Sanofi said on Tuesday it hopes to take over the consumer health care unit of German peer Boehringer Ingelheim via an asset swap, making the French pharmaceutical giant the sector's world leader.
Sanofi is offering its animal health unit Merial in exchange for Boehringer's consumer health, or non-prescription drugs, business plus 4.7 billion euros ($5.2 billion) in cash in exclusive negotiations between both companies.
The announcement was a shot in the arm for Sanofi shares, which posted a healthy 4.8 percent increase at 78.33 in midday Paris trading.
If concluded, the deal would give Sanofi close to 4.6 percent of the world's consumer health care market, making it the global leader in the segment. The German company's Chinese operations are, however, not part of the talks.
Boehringer meanwhile would become the world's number two in animal health.
Sanofi's animal health unit Merial is valued at 11.4 billion euros in the deal and the assets Boehringer is bringing to the table at 6.7 billion.
"The consumer health care business of Boehringer Ingelheim would strengthen Sanofi's position in Germany and in Japan, where Sanofi's presence is limited," Sanofi said in a statement.
Its presence in the United States and Latin America would also see a "significant expansion", it said.
Boehringer's consumer health care unit includes leading brands in anti-spasmodics, laxatives, vitamins and cough treatments.
"This transaction would allow Sanofi to become a world leader in the attractive non-prescription medicines market and would bring a complementary portfolio with highly recognised brands, allowing for mid and long term value creation," Sanofi chief executive Olivier Brandicourt, said in the statement.
"The acquisition is perfectly in line with the announced strategy, with the potential for large synergies, which is very reassuring for markets," Natixis analyst Philippe Lanone told AFP.

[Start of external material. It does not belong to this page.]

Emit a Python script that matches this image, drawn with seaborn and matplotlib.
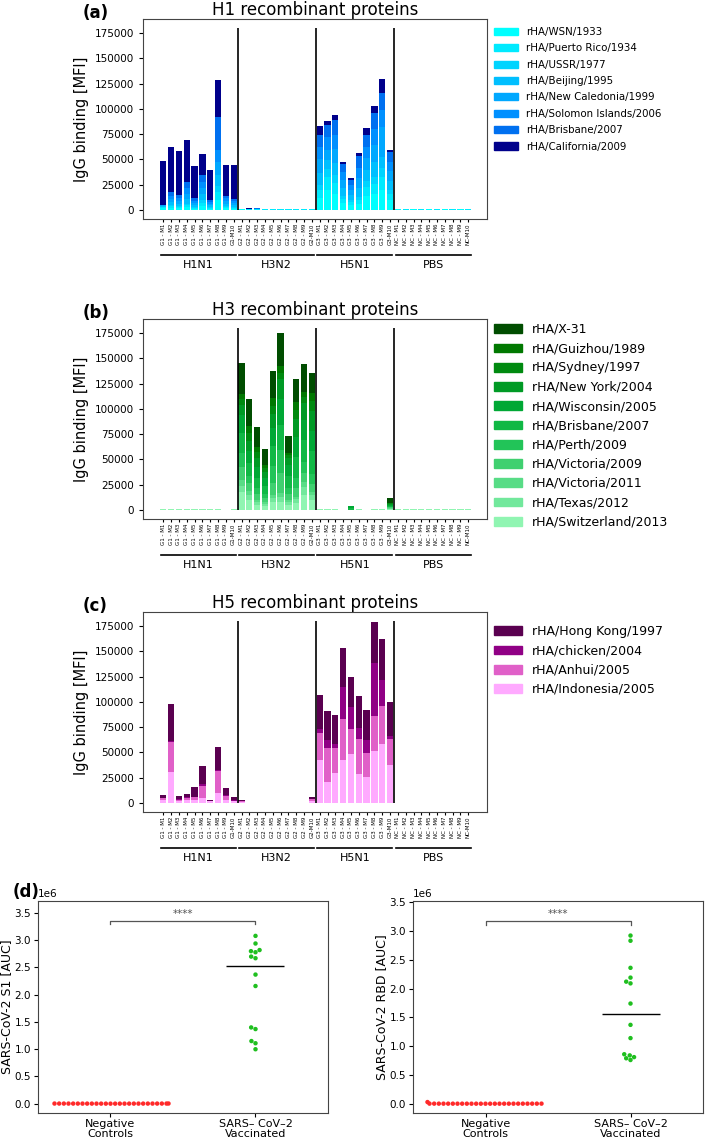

In addition to the deal itself, stock market sentiment was also underpinned by Sanofi's announcement that it would use part of the deal's proceeds to buy back its own shares from the market, boosting future earnings per share.
Sanofi's last major acquisition dates back to 2011, when it bought US bio-technology company Genzyme for 15 billion euros.
Last month, Sanofi warned that profits would stagnate for the next two years during a major restructuring drive which would include a streamlining of its product portfolio. At the time, Sanofi also flagged that it would possibly spin off its animal health division.